2021 - FRC "Game Changers" - Team Captain
I am so insanely excited for this year!! My absolute best friends and I are finally seniors and it's our chance to give a new generation of freshmen the same experience we did. Obviously, I'll let you guys know how it goes.

electrical takeaways

It is possible to coast through setting up an FRC control system with very little electronics fundamentals under your belt. However, whether you're an aspiring FIRST student, a clueless teammate, a current FIRST electrician, or simply someone curious enough to look in, I cannot emphasize enough how important it is to go beyond the bare minimum for FRC electronics. National Instruments, WPI, CTR, REV, and FIRST have done a great job creating a hardware and software ecosystem that is incredibly beginner-friendly, but you will be able to troubleshoot more effectively, create more elegant solutions, and have more fun by digging deeper into your motor controllers' firmware and creating custom circuits.

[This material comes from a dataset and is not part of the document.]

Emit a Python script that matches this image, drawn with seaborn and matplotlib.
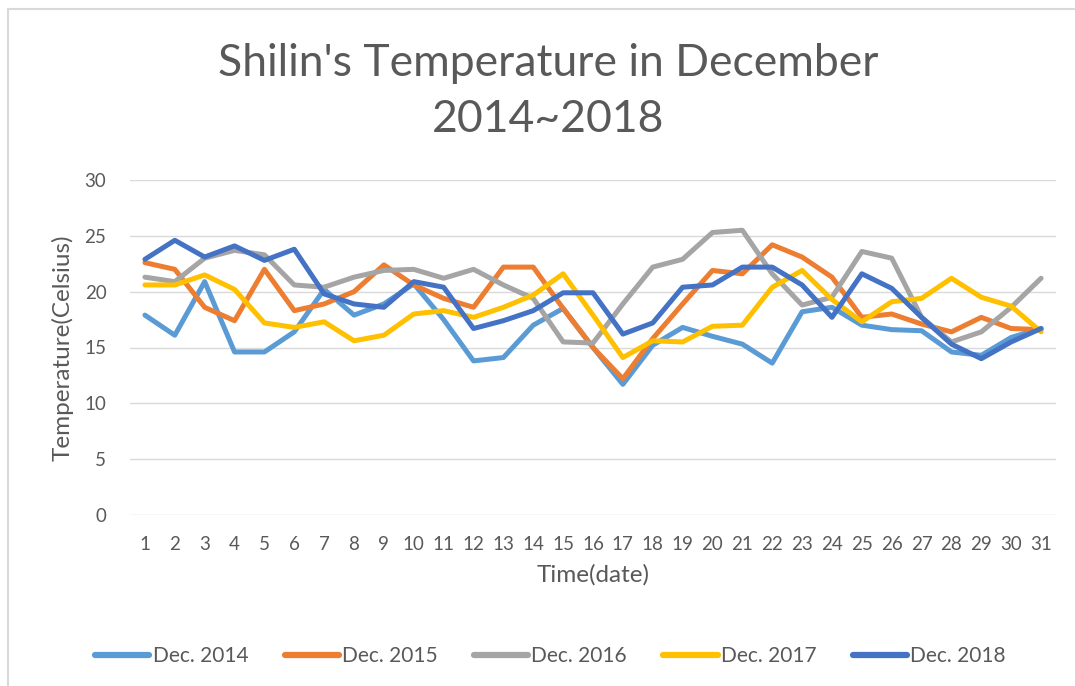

The control system is going to change after my graduation, but at least for now, as brushless motors become an even greater asset in FRC, the management of power and current draw on a robot has become a huge concern for many teams. The PDP is a sizable, but still limiting piece of hardware, and FRC's battery rules are strict. I have not used REV's ecosystem for brushless motors, but CTR does a good job at giving the user information back from the motors and I assume they do too.